Both releases will be available for sampling Friday at Bendistillery’s Crater Lake Spirits tasting room adjacent to the Deschutes Brewpub on Bond Street. The non-cask strength version will also be sampled at the brewpub while drams can be purchased from the bar, which will have a special Black Butte Friday menu to complement the whiskey.

Bendistillery President Alan Dietrich says, “The core audience[s] for Black Butte Whiskey are whiskey fans but also beer drinkers. They’re getting a two-fer in a product like this. Most new American whiskey drinkers started with beer and never completely left that world, so this has a through-line with those two loves.”

Indeed, I fell in love with bourbon after falling in love with bourbon-aged beers. Given bourbon’s raging popularity, the natural next step is to explore the wider world of whiskey moving from corn-based bourbons to rye-based rye whiskeys and then circling back to malted barley via Scotch whiskies. Crater Lake Spirits predominantly makes 100% rye whiskeys but also does a limited run barley single malt.

Surprisingly few breweries have made the foray into collaboration whiskeys as brand-extensions of flagship beers. Notably, Rogue Ales and Spirits makes Dead Guy Whiskey and Silver Moon Brewing had turned its Dark Side Stout into a whiskey courtesy of Bendistillery. Deschutes CEO Peter Skrbek says a still of its own is, prospectively, the next step.

Dietrich says Bendistillery’s retired founder, Jim Bendis, conducted beer-into-whiskey experiments back in the ’90s that laid the groundwork for Black Butte Whiskey over pints at the Deschutes pub several years back.

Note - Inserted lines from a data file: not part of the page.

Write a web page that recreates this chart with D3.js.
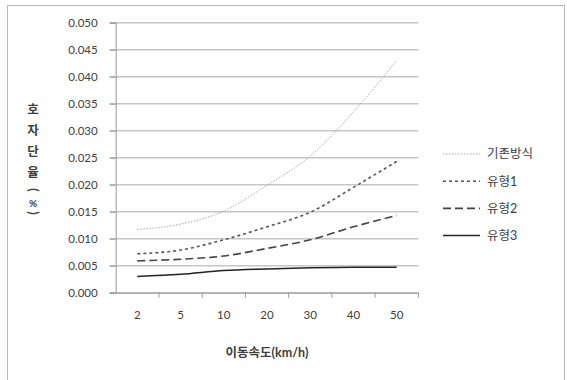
<!DOCTYPE html>
<html lang="ko">
<head>
<meta charset="utf-8">
<script src="https://cdn.jsdelivr.net/npm/d3@7"></script>
<style>
  body { margin: 0; background: #fff; }
  text { font-family: Lato, "Noto Sans CJK KR", sans-serif; fill: #404040; }
</style>
</head>
<body>
<script>
  const speeds = ['2', '5', '10', '20', '30', '40', '50']
  const baseRate = [0.0117, 0.0127, 0.0151, 0.0199, 0.0253, 0.0335, 0.0430]
  const type1 = [0.0072, 0.0079, 0.0098, 0.0122, 0.0149, 0.0195, 0.0243]
  const type2 = [0.0059, 0.0062, 0.0068, 0.0082, 0.0098, 0.0122, 0.0143]
  const type3 = [0.0030, 0.0034, 0.0041, 0.0044, 0.0046, 0.0047, 0.0047]
  const seriesNames = ['기존방식', '유형1', '유형2', '유형3']
  const yTicks = [0, 0.005, 0.01, 0.015, 0.02, 0.025, 0.03, 0.035, 0.04, 0.045, 0.05]

  const series = [
    {name: seriesNames[0], values: baseRate, color: '#a8a8a8', width: 1, dash: '1.5,1.5'},
    {name: seriesNames[1], values: type1, color: '#555', width: 1.6, dash: '3,3'},
    {name: seriesNames[2], values: type2, color: '#444', width: 1.6, dash: '8,4'},
    {name: seriesNames[3], values: type3, color: '#222', width: 1.5, dash: null}
  ]

  const w = 567, h = 380
  const plotLeft = 115.7, plotRight = 418.3, plotTop = 22.7, plotBottom = 292.7

  const svg = d3.select('body').append('svg')
    .attr('width', w)
    .attr('height', h)

  // outer chart border
  svg.append('rect')
    .attr('x', 7.5).attr('y', 5.5)
    .attr('width', 557).attr('height', 380)
    .attr('fill', 'none')
    .attr('stroke', '#b8b8b8')

  const x = d3.scaleBand().domain(speeds).range([plotLeft, plotRight])
  const y = d3.scaleLinear().domain([0, 0.05]).range([plotBottom, plotTop])

  // gridlines
  svg.append('g')
    .selectAll('line')
    .data(yTicks)
    .enter()
    .append('line')
    .attr('x1', plotLeft - 6).attr('x2', plotRight)
    .attr('y1', d => y(d)).attr('y2', d => y(d))
    .style('stroke', '#c6c6c6')
    .style('stroke-width', 1.5)

  // y axis
  const yAxis = svg.append('g')
    .attr('transform', `translate(${plotLeft},0)`)
    .call(d3.axisLeft(y).tickValues(yTicks).tickFormat(d3.format('.3f')).tickSize(6).tickPadding(12))
  yAxis.select('.domain').attr('stroke', '#999')
  yAxis.selectAll('.tick line').attr('stroke', '#999')
  yAxis.selectAll('text').style('font-size', '11.5px').attr('fill', '#404040')

  // x axis
  const xAxis = svg.append('g')
    .attr('transform', `translate(0,${plotBottom})`)
    .call(d3.axisBottom(x).tickSize(0).tickPadding(18))
  xAxis.select('.domain').attr('stroke', '#999')
  xAxis.selectAll('text').style('font-size', '11.5px').attr('fill', '#404040')
  // ticks at the category boundaries
  xAxis.selectAll('.bound')
    .data(speeds)
    .enter()
    .append('line')
    .attr('x1', d => x(d) + x.bandwidth()).attr('x2', d => x(d) + x.bandwidth())
    .attr('y1', 0).attr('y2', 5)
    .attr('stroke', '#999')

  // lines
  const line = d3.line()
    .x((d, i) => x(speeds[i]) + x.bandwidth() / 2)
    .y(d => y(d))
    .curve(d3.curveMonotoneX)

  svg.selectAll('.series')
    .data(series)
    .enter()
    .append('path')
    .attr('d', d => line(d.values))
    .attr('fill', 'none')
    .attr('stroke', d => d.color)
    .attr('stroke-width', d => d.width)
    .attr('stroke-dasharray', d => d.dash)

  // legend
  const legend = svg.selectAll('.legend')
    .data(series)
    .enter()
    .append('g')
    .attr('transform', (d, i) => `translate(443,${154 + i * 27.2})`)
  legend.append('line')
    .attr('x1', 0).attr('x2', 37)
    .attr('stroke', d => d.color)
    .attr('stroke-width', d => d.width)
    .attr('stroke-dasharray', d => d.dash)
  legend.append('text')
    .attr('x', 44).attr('dy', '0.35em')
    .style('font-size', '12.5px')
    .text(d => d.name)

  // axis titles
  svg.append('text')
    .attr('x', 267).attr('y', 353)
    .attr('text-anchor', 'middle').attr('dy', '0.35em')
    .style('font-size', '12.5px').style('font-weight', 'bold')
    .text('이동속도(km/h)')

  const yTitle = ['호', '자', '단', '율', '(', '%', ')']
  const yTitlePos = [110, 131, 152, 173, 190, 203, 213]
  svg.append('g').selectAll('text')
    .data(yTitle)
    .enter()
    .append('text')
    .attr('text-anchor', 'middle').attr('dy', '0.35em')
    .attr('transform', (d, i) => d === '(' || d === ')'
      ? `translate(33,${yTitlePos[i]}) rotate(90)`
      : `translate(33,${yTitlePos[i]})`)
    .style('font-size', d => d === '%' ? '10px' : '12.5px')
    .style('font-weight', 'bold')
    .text(d => d)
</script>
</body>
</html>
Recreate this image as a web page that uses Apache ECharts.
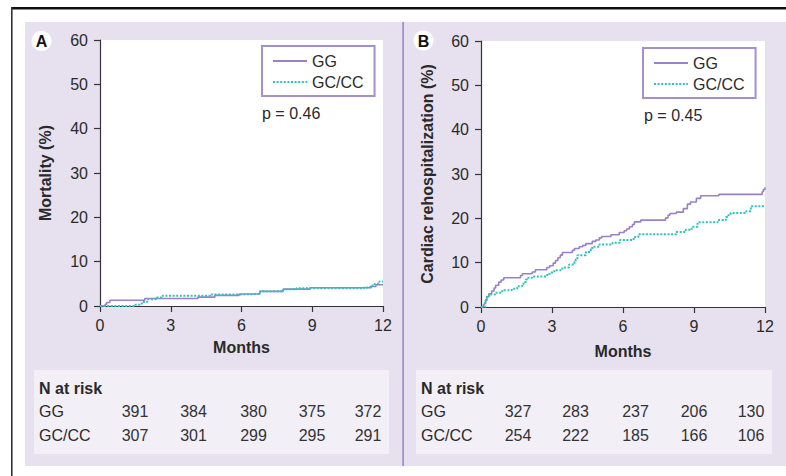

The debut release saw lines around the block, which is why the duo now produce enough for about 10 barrels’ worth (of the regular strength) each year now.

“Bud Light and Pliny the Elder are both ‘beer’ but they’re a world apart. Whiskey has become like beer and the renaissance has opened people’s palates,” says Dietrich.

Adds Skrbek, “I’m a whiskey nerd, personally, so it’s exciting merging the brewer’s art and the distiller’s art rather than carrying dogma from one or the other. (Black Butte Whiskey) is American malt whiskey in a way the world doesn’t know yet; it’s a new frontier.”

Both Dietrich and Skrbek enjoy their Black Butte Whiskey with just a few drops of water. (To ensure it doesn’t get too watered down, Dietrich uses freezable whiskey rocks instead of ice in his normal-strength drams.) Just as the Scottish would never use their single-malts in a cocktail, Oregonians are advised, in Dietrich’s words, “This is a sipping whiskey.”

“The inspiration, from my side,” says Skrbek, “has been integrating elements of the bourbon world around the barrel-proof side of getting interesting and complex distillates that do so much aromatically, and on the palate.”

He explains that unlike most distillers’ washes, Deschutes’ wash employs “clean fermentation.” It undergoes the same time-honored fermentation process as beer instead of an expedited version using distiller’s yeast. In fact, Deschutes pitches a second dose of yeast to raise the ABV from Black Butte Porter’s usual 5.5% to well over 10%. At a rate of roughly 10 to one, distillation takes 4,000 gallons of beer resulting in about 400 gallons of 63% ABV whiskey.

The whiskey has notes of spicy cinnamon, baking spices and whiskey’s tell-tale leather. Flavors that carry through from the base porter include chocolate and caramel as well as fresh-baked brown bread.